I was intrigued by a tweet from Margaret Attwood: “Margaret Atwood and Naomi Alderman: It might seem rather unexpected, but there’s a Deeper Meaning to the zombie craze”. I went here to read more.
The most interesting aspect of the article for me was not the suggestion that zombies have a deeper meaning in our society (like all monsters), or the argument that fantasy should not be hived off from “serious fiction” (which I consider self-evident). It’s the idea of two writers, in this case mentor and mentee, writing a serial novel turn-and-turn about. I love Naomi’s description of “Waiting to get Margaret’s chapter, reading it gleefully, trying to come up with something that might take the story in an unexpected direction or give her a problem to solve. Then waiting again to see what she’s come up with for me.”
What fun that sounds! Trudy Cooper and I did a similar thing many years ago, writing and illustrating a children’s book. The book unfortunately never reached publication stage, but creating it was a delightful process. That was in the days before email. One of us would write a chapter, we’d meet at a cafe to read and discuss it (and to eat lots of nice things and talk the world down), then we’d go apart while the other person wrote the next chapter and Trudy got on with the illustrations, then we’d meet again. As Naomi says, “writing is storytelling, and storytelling… is play.”
Of course, the fact that Attwood and Alderman are using Wattpad to get their book out to readers is interesting in itself, in the context of current debates about e-publishing and the changing nature of “the book”. I wonder if Trudy and I would have finished our children’s book, if we’d had at our disposal the various digital tools that are available today – for communicating with each other, let alone with audiences.

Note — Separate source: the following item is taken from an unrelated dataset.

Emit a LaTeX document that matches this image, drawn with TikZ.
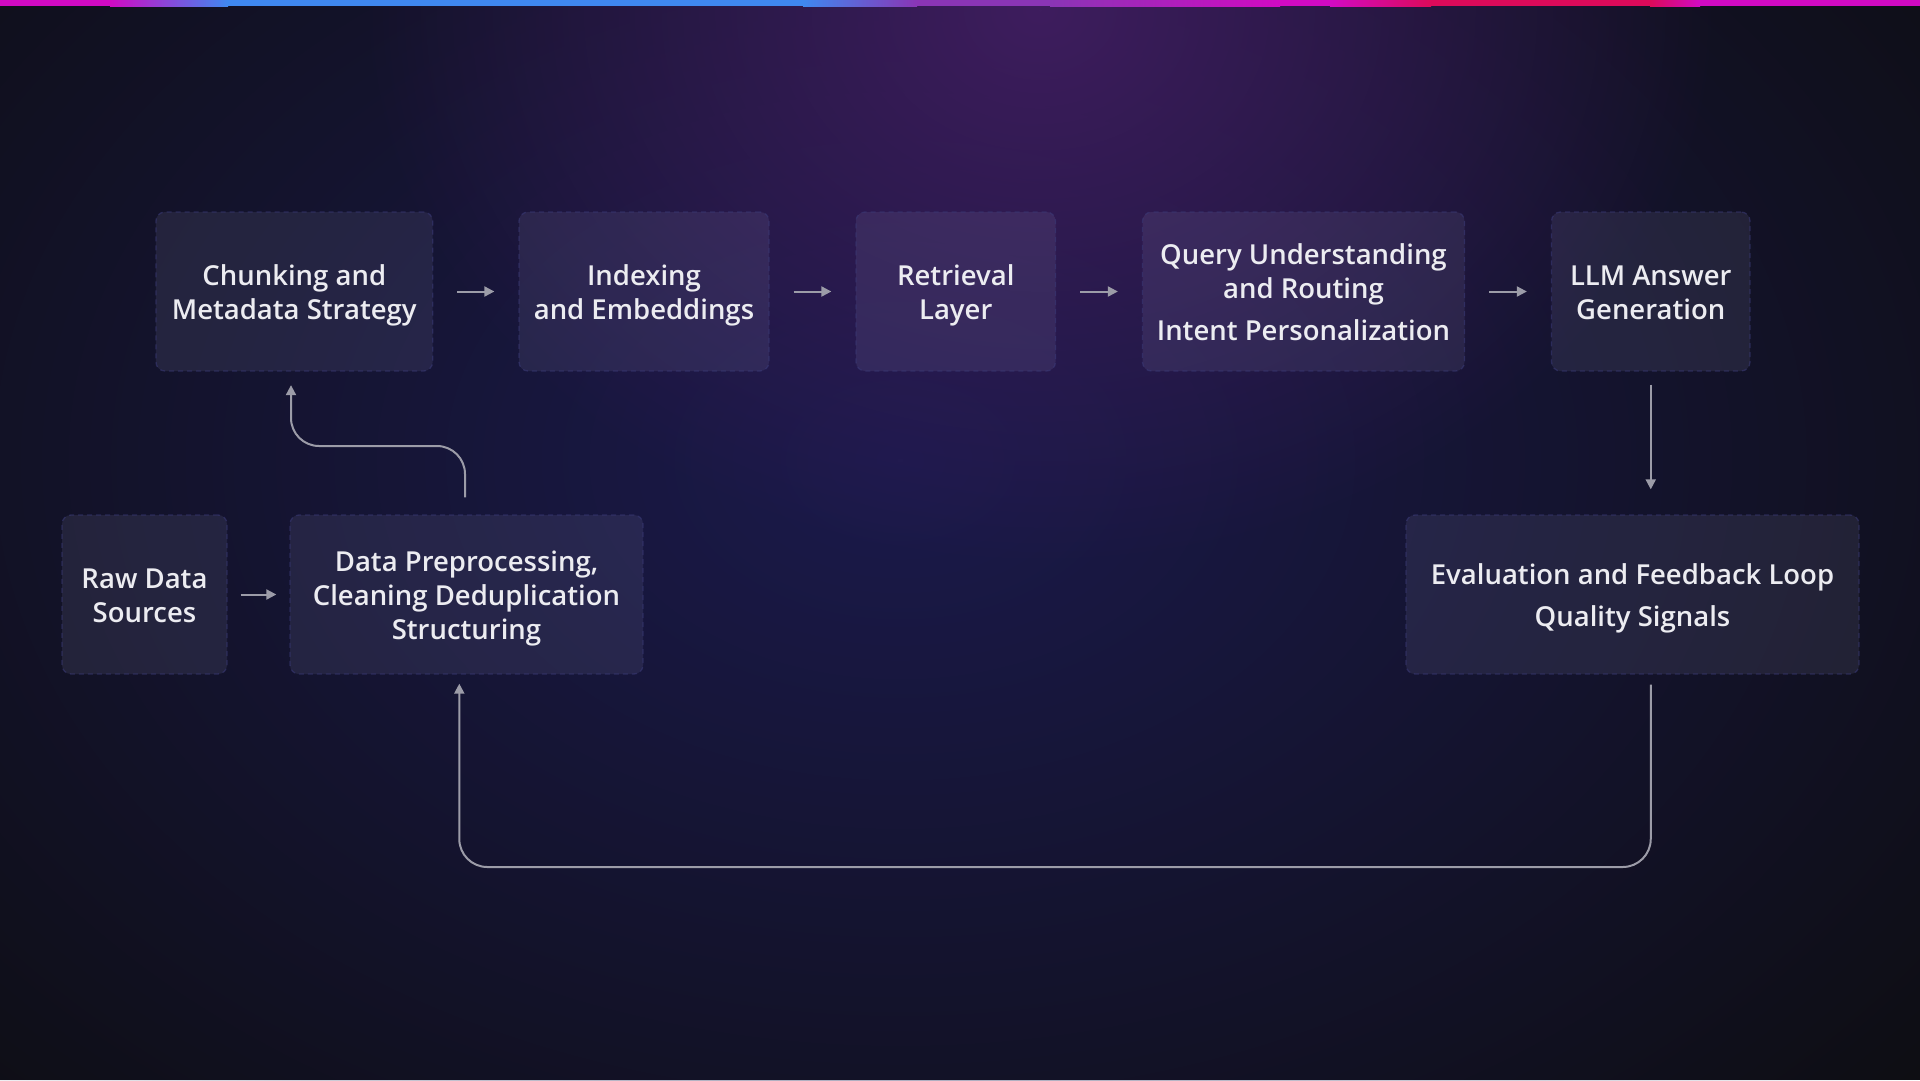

I’m thoroughly enjoying the way my writing buddy and I are working at present. We’re both writing novels at the same time, so we spend almost as much time reading and commenting on each other’s chapters as writing our own. It’s a joyous, productive, supportive process, and it feels like we’re really achieving quality work – separately, yet together.
I’d be interested to hear stories of other people’s “playful collaborations” in the creation of fiction. Do you write alone, or with a friend?
One response to “Playful collaboration”
Great idea to have a writing buddy. It would be good for bouncing ideas off of each other and helping each other with your strengths and weaknesses. Although I didn’t have a writing buddy, my wife was a great source of support throughout the writing of “East of the Hague Line.”
It is really interested how publishing has changed. We’re in a time of great change in indie-publishing (great for writers like myself.)